Fitting Panther Lake into a handheld thermal design power (TDP) required more than just tweaking clock speeds. Intel is employing an aggressive silicon harvesting strategy, utilizing “fallout” dies that don’t validate for the full Panther Lake specification. To hit the required power and thermal constraints of a handheld device, Intel has systematically disabled key IP blocks. The Arc G3 cuts the P-core count from four down to just two, drops the number of display engines from three to two, and halves the Thunderbolt capability from four ports to two. This surgical reduction brings the die into a manageable TDP, prioritizing GPU performance and securing supply for the burgeoning handheld market.
Power Management v3.5: The “P-Core Parking” Solution
Perhaps the most significant revelation involves how Intel fixed the aggressive power-sloshing behavior that plagued early Lunar Lake iterations. In previous designs, the CPU and GPU would constantly fight for the power budget sub-frame by sub-frame. This caused massive frequency spikes, oscillation, and noisy frame pacing as P-cores spiked power demand only to rapidly hand it back to the GPU.
With the G-Series, Intel is introducing Power Management v3.5, which implements a brute-force but effective solution: P-core parking. When a handheld device drops to an overall SoC power envelope of 12 W or lower, the scheduler completely shuts off the P-cores. All processing is handed to the E-cores, ensuring the GPU receives a steady and predictable power flow. The result is a drastically smoother frame delivery and eliminated power oscillation.
The XeSS Frame Gen Tax and Endurance Limitations
While Intel touted massive efficiency gains using AI frame generation, noting it takes less than a quarter of the energy of a rasterized frame, they were remarkably candid about its overhead. Injecting multi-frame generation to hit ultra-high refresh rates imposes a significant “tax” on native rendering. For instance, scaling a game to 199 smoothed frames drops the native rasterization baseline from 73 FPS down to 50 FPS.
Furthermore, Intel’s impressive “Endurance Gaming” mode: a feature that can cap frame rates to drop total system power down to a mere 4 W to 13 W in games like Team Fortress 2 currently does not support Frame Generation. Intel is working to bridge this gap, aiming to allow third-party OEMs to integrate these toggles natively into their quick-settings overlays.

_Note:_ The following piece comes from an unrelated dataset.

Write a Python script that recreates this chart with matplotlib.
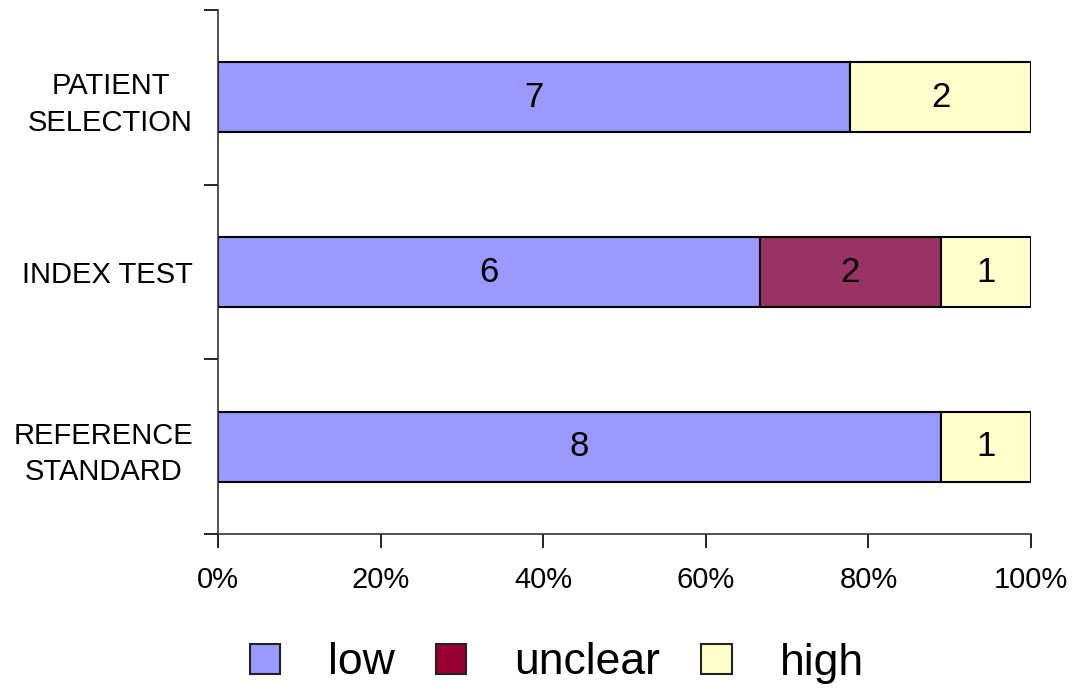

Cloud-Powered Shader Compilation
To combat the dreaded shader compilation stutter and long initial load times, Intel has deployed a proprietary cloud-based solution. Because a universal Windows fix is still on the horizon, Intel maintains internal teams dedicated to compiling shaders for new releases. These pre-compiled shaders are uploaded to an Intel cloud network, which the client-side Intel Graphics Software (IGS) silently downloads in the background before the game is even launched. In titles like “God of War Ragnarok,” this approach has reduced initial load wait times by a staggering 26x.
Intel’s Arc G-Series represents a calculated, highly specific approach to portable gaming. By cleverly repurposing fallout silicon, aggressively parking P-cores, and leveraging cloud infrastructure to smooth out software pain points, Intel is building a formidable, purpose-built challenger to the Ryzen Z-series.